En tout état de cause, le texte en question ne semble guère faire l’unanimité, au sein des nouveaux partisans du chef de l’Etat au dialogue politique. Ainsi en est-il de Doudou Wade du Pds qui appelle à un sursaut d’orgueil collectif pour empêcher cette modification, selon la presse. L’ancien président du groupe parlementaire du Pds a appelé les députés et les Sénégalais en général à se dresser contre cette modification de la Constitution. « Le projet de révision de la Constituons en son article 87 mérite un sursaut d’orgueil collectif pour refuser le diktat du Président de la république. (…) La modification de l’article 87 telle que prévue par le projet de loi est une catastrophe ». Et de poursuivre : « Avec cette nouvelle rédaction, le président de la République a droit de mort sur l’Assemblée nationale. Ainsi, il lui est loisible de dissoudre l’Assemblée et d’organiser des élections législatives sans coup férir tous les cent (100) jours ».
Dans la même dynamique, le député et candidat à la présidentielle Thierno Alassane Sall a dit son opposition au bon vouloir de Mack Sall : « Le projet de révision constitutionnelle livre une Assemblée nationale, déjà sans pouvoir réel, au bon vouloir d’un Président tout puissant. Macky Sall a renoncé à un 3e mandat mais pas au Pouvoir. Selon toute vraisemblance, il veut nous choisir son successeur et faire cohabiter ce dernier avec un Parlement qu’il aura largement contribué à modeler. En tant que député, je ne voterai aucune loi qui contribue à fragiliser notre démocratie ».
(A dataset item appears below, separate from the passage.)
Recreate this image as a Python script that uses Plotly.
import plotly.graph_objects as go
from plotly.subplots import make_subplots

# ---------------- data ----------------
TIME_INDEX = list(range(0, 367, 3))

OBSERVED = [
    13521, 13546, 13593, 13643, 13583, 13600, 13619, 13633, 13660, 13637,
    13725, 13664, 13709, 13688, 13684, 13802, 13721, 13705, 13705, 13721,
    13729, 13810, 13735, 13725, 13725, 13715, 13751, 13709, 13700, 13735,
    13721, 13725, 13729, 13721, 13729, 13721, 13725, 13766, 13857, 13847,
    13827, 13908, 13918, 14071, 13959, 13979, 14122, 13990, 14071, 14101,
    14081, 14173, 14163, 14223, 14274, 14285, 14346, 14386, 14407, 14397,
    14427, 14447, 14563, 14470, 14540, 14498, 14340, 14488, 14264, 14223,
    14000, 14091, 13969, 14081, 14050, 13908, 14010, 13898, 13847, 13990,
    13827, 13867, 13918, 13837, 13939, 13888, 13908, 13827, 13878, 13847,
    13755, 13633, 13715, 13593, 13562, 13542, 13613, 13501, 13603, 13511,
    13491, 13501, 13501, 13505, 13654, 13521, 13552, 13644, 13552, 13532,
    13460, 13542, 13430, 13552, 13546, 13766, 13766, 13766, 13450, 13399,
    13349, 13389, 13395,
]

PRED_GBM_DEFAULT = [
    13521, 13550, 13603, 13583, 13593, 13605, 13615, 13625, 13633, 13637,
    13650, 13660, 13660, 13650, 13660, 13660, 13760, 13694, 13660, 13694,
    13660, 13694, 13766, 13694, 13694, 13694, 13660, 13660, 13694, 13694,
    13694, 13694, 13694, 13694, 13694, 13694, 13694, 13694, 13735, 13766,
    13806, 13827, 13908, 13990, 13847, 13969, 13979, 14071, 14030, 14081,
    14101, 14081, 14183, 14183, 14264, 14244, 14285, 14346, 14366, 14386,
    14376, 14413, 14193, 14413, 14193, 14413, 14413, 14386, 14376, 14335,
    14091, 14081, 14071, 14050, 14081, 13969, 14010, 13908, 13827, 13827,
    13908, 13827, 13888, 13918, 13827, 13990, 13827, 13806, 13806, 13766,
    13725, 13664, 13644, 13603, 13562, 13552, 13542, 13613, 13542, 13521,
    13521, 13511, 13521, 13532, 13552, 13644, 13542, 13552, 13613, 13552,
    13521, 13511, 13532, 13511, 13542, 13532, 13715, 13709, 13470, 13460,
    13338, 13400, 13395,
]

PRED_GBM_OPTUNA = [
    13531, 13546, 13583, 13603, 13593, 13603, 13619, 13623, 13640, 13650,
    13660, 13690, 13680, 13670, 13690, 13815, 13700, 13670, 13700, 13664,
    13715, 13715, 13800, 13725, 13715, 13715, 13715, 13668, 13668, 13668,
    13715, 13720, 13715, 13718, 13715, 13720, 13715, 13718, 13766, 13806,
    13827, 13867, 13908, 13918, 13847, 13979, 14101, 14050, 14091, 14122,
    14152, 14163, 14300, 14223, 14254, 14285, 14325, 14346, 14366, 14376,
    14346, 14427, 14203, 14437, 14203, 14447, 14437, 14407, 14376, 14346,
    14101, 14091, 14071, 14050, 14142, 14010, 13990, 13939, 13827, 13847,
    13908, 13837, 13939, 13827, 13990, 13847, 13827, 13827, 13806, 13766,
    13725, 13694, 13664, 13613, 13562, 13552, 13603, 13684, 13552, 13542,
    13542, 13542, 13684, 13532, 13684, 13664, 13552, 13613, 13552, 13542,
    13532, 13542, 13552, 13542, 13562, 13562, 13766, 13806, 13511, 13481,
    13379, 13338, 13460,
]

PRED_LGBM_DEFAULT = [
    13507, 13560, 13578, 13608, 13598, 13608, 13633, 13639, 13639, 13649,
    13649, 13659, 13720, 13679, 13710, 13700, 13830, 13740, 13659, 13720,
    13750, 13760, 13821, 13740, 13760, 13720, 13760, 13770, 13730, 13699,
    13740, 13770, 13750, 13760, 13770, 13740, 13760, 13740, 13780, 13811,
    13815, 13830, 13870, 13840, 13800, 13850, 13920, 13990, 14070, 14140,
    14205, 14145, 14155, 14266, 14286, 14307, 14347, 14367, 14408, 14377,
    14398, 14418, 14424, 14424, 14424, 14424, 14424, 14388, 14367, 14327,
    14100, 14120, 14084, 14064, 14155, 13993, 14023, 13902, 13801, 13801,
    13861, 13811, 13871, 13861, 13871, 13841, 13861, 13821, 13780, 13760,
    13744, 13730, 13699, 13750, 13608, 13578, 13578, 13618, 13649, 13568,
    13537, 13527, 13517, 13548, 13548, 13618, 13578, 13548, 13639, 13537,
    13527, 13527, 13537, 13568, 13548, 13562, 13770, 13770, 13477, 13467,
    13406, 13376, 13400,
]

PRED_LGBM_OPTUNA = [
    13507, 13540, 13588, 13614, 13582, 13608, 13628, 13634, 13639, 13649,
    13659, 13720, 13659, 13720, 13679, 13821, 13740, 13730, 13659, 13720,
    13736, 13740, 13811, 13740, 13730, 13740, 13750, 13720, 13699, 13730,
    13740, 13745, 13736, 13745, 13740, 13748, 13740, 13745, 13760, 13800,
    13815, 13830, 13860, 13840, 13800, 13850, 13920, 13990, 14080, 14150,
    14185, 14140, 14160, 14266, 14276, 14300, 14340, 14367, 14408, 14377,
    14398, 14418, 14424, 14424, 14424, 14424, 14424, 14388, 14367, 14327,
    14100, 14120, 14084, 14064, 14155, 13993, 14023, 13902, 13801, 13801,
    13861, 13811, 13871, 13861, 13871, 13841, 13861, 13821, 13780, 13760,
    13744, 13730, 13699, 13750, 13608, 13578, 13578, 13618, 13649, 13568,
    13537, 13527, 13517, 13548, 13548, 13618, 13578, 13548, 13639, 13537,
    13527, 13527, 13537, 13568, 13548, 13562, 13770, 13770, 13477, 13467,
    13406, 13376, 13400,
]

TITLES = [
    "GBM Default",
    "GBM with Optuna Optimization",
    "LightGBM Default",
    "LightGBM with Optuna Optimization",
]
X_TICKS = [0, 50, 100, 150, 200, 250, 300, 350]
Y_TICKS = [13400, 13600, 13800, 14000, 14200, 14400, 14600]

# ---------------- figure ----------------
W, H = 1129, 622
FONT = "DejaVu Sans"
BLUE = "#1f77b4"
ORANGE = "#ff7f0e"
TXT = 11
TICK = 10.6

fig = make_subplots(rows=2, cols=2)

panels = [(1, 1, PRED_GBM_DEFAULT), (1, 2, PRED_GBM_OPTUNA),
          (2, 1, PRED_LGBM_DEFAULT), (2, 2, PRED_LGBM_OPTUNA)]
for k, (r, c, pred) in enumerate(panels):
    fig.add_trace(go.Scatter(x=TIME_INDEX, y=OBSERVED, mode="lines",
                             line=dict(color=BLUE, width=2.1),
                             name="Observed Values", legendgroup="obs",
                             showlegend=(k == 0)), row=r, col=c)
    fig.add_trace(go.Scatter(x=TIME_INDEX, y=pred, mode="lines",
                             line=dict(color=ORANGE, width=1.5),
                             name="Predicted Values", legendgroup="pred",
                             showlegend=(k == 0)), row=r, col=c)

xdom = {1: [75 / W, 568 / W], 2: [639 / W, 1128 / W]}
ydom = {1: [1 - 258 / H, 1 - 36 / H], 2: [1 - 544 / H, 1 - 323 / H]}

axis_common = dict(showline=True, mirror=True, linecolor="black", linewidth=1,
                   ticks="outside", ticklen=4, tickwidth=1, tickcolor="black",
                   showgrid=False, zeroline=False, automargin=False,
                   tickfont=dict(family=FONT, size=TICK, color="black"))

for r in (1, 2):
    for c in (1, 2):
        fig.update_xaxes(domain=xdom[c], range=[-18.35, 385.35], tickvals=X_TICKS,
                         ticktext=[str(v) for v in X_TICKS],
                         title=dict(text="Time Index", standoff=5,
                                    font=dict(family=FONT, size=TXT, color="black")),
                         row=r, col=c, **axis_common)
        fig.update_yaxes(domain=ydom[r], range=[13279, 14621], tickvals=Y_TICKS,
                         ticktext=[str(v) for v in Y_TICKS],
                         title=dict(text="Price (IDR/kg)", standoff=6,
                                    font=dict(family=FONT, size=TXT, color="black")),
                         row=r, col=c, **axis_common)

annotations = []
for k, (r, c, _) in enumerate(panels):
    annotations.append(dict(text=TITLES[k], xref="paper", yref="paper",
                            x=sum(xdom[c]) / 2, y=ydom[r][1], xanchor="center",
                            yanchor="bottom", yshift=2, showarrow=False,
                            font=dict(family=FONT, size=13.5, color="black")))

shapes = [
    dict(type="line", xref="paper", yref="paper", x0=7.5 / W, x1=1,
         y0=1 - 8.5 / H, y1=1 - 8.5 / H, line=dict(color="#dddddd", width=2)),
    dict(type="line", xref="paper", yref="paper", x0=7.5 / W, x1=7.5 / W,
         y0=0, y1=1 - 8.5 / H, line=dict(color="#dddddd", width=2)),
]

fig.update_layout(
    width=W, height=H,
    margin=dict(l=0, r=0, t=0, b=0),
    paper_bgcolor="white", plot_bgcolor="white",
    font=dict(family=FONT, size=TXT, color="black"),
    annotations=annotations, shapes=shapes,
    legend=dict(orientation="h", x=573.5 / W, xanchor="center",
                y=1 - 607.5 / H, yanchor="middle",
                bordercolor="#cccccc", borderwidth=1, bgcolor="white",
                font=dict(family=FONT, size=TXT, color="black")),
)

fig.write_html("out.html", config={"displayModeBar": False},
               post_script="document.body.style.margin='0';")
PARRAINAGE : UN TOILETTAGE A CONTROVERSE
Le toilettage du système du parrainage citoyen, décrié par presque toute l’opposition politique, risque aussi de diviser l’Assemblée nationale convoquée en procédure d’urgence. Et cela, en dépit du fait que les acteurs politiques engagés dans le dialogue politique aient convenu de revoir à la baisse le pourcentage du parrainage actuel de 0,8 à 1% de parrains appliqué lors de l’élection présidentielle de 2019, à 0,6 à 0,8% pour le scrutin fixé au 25 février 2024. Non sans manquer de valider un nouveau schéma dit parrainage des élus. L’un dans l’autre, es deux modèles ne manquent d’être critiqués par des experts électoraux qui y voient une «mesurette» par rapport aux véritables enjeux de la démocratie sénégalaise, à quelques encablures de février 2024. Et il reste encore à savoir si les députés de la majorité valideront à la fois le parrainage citoyen combiné au parrainage optionnel. Etant entendu que le chef de l’Etat sortant aurait marqué sa faible propension à l’implication des exécutifs locaux dans le choix des candidats à la présidentielle.
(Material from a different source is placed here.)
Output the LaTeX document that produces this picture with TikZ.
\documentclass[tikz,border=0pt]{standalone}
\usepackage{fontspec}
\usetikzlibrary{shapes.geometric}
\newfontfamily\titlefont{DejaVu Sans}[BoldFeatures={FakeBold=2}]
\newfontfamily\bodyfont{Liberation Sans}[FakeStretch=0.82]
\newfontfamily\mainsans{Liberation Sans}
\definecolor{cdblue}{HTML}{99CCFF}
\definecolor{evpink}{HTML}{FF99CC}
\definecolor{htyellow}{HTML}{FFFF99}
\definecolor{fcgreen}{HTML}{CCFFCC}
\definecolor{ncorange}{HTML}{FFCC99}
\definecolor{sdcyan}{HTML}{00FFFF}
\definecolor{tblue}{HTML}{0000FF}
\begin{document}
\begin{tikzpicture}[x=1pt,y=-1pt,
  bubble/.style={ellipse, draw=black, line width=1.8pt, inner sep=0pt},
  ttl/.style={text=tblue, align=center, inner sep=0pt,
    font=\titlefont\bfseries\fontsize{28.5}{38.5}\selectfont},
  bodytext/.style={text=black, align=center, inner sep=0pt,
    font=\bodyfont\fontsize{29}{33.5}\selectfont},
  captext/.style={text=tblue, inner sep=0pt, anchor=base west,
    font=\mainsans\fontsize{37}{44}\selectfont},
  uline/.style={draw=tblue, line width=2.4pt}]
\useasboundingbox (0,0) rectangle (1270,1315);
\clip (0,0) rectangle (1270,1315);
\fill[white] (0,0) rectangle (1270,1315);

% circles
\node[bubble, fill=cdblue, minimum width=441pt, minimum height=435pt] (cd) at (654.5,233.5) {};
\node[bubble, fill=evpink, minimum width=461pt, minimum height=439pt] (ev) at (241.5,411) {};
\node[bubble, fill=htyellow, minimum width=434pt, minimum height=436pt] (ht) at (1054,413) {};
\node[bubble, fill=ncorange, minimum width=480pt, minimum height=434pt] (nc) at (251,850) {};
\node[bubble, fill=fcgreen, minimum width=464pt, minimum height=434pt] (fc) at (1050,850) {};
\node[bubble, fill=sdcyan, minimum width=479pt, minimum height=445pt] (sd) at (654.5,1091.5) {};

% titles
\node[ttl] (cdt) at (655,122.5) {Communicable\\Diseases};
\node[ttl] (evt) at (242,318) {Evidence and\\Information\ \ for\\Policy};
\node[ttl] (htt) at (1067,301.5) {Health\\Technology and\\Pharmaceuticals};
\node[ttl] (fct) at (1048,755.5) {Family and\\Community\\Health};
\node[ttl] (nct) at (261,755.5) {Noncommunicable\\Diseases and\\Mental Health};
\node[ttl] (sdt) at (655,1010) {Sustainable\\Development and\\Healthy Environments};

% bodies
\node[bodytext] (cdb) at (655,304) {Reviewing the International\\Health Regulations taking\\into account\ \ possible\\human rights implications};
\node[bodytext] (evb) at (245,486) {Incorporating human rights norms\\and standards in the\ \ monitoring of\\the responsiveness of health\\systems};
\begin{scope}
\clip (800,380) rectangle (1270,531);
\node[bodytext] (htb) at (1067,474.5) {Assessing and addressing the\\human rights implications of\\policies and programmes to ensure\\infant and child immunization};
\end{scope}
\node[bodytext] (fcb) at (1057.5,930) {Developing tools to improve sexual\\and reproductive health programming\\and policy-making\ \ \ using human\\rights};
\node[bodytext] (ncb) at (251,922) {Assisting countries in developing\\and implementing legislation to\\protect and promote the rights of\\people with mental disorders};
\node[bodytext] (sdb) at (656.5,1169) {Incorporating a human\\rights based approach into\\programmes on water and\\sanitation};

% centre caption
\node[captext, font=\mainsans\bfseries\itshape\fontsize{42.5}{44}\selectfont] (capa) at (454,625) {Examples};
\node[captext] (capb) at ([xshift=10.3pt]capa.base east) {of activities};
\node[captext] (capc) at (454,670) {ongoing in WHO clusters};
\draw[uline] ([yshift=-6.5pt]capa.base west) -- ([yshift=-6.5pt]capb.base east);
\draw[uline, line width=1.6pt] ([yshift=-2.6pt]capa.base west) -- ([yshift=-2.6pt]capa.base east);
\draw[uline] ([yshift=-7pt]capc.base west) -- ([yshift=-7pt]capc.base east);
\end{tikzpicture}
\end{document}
KARIM ET KHALIFA, MENACES PAR LA REALPOLITIK
Le projet de modification du Code électoral et du Code pénal devant permettre enfin de rendre éligibles Karim Wade et Khalifa Sall en vue de leur participation à la présidentielle de 2024, ne semble pas enfin gagné d’avance. Pour cause, un coup de Jarnac, dicté par la realpolitik, semble dans l’ordre du possible. Question à mille francs : les députés de la majorité sont-ils obligés de remettre en selle des adversaires politiques qui pourraient leur chiper le pouvoir, en 2024 ? C’est certainement pour éviter tout coup bas de dernière minute que le Chef de la majorité présidentielle a senti l’urgente nécessité de réunir les députés de Benno au palais présidentiel, le mardi 11 juillet, pour arrondir les angles et dicter la ligne parlementaire à suivre. Une rencontre qui est survenue après celle entre Macky Sall et la conférence des leaders de la coalition Benno Bokk Yaakaar, la veille. Sera-t-elle gage de succès pour remettre dans le circuit électoral Khalifa Sall et Karim Wade ? C’est là toute la question d’autant plus que la modification envisagée de la loi électorale et du Code pénal semble un déni démocratie, pour certains acteurs politiques qui militent pour une présidentielle inclusive. Pour rappel, l’Assemblée nationale est convoquée ce lundi en session extraordinaire et en procédure d’urgence. Selon le décret présidentiel, deux ministères vont entrer en jeu pour cette session extraordinaire. Il s’agit du ministère de la Justice avec les projets de loi portant révision de la Constitution et celui modifiant la loi n° 65-61 du 21 juillet 1965 portant Code de Procédure pénale. Pour ce qui concerne le ministre de l’Intérieur, il s’agira de se pencher sur le projet de loi modifiant la loi n° 2021-35 du 23 juillet 2021 portant Code électoral.